A successful novelist (we here at The Jade Sphinx are especially fond of About a Boy and The Long Way Down), Hornby is wise enough to know that different writers with different styles all bring something to the table, and his indiscriminate taste allows him to find and recommend many terrific books we would otherwise overlook.

Perhaps the most significant bow in his quiver is the fact that he does not engage in critical smackdown.  When he doesn’t like something, he’s more likely to leave the reader chuckling than quaking at the quality of his venom.  Here he is on a comedic novel that he found decidedly unfunny:

On my copy of Michael Frayn’s The Trick of It, there is a quote from Anthony Burgess that describes the novel as “one of the few books I have read in the last year that has provoked laughter.”  Initially, it’s a blurb that works in just the way the publishers intended.  Great, you think.  Burgess must have read a lot of books; and both the quote itself and your knowledge of the great man suggest that he wouldn’t have chuckled at many of them.  So if The Trick of It wriggled its way through that forbidding exterior to the Burgess sense of humor, it must be absolutely hilarious, right?  But then you start to wonder just how trustworthy Burgess would have been on the subject of comedy.  What, for example, would have been his favorite bit of Jackass: The Movie?  (Burgess died in 1993, so sadly we will never know.)  What was his most cherished Three Stooges sketch?  His favorite Seinfeld character?  His top David Brent moment?  And after careful contemplation, your confidence in his comic judgment stars to feel a little misplaced: there is a good chance, you suspect, that Anthony Burgess would have steadfastly refused even to smile at many of the things that have ever made you chortle uncontrollably.

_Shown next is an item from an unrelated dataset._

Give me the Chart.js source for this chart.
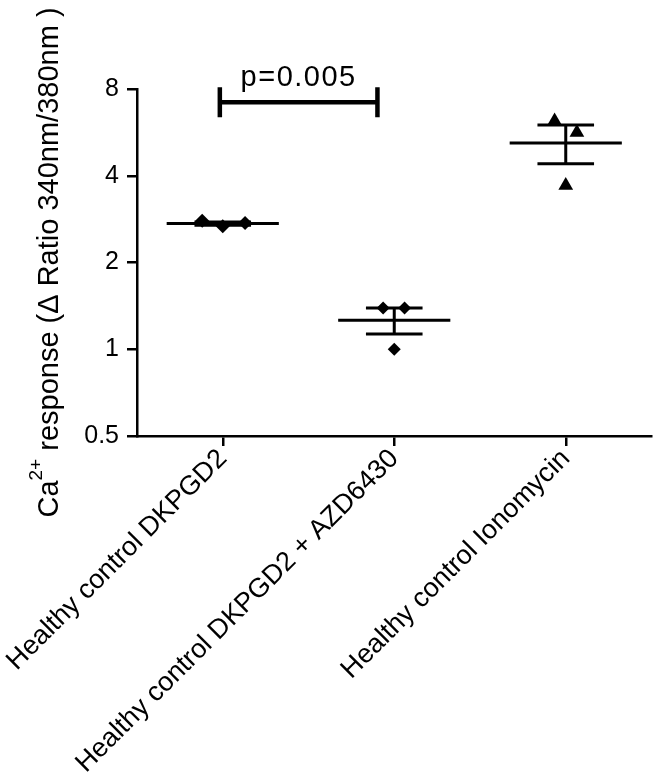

Sometimes it feels as though we are being asked to imagine cultural judgments as a whole bunch of concentric circles.  On the outside, we have the wrong ones, made by people who read The Da Vinci Code and listen to Celine Dion; right at the center we have the correct ones, made by the snootier critics, very often people who have vowed never to laugh again until Aristophanes produces a follow-up to The Frogs … If I had to choose between a Celine Dion fan and Anthony Burgess for comedy recommendation, I would go with the person standing on the table singing “the Power of Love” every time.  I’ll bet Burgess read Candide – I had a bad experience with Candide only recently – with tears of mirth trickling down his face.

Despite his critical liberality, there are some things that still fail to register with Hornby.  He does not understand the appeal of series characters (why read many James Bond adventures, he wonders, rather than just his greatest one?), and is immune to most genre fiction.  (Given the choice of a terrific science fiction novel, or a way-we-live now book about divorce, he’ll take the latter.)  But these foibles are few, and may even be evidence of his aesthetic maturity being great than mine own.

At any rate – Nick Hornby is a gifted novelist, and perhaps an even more gifted literary critic.  Readers interested in intelligent, thoughtful and amusing criticism could do no better than Ten Years in the Tub.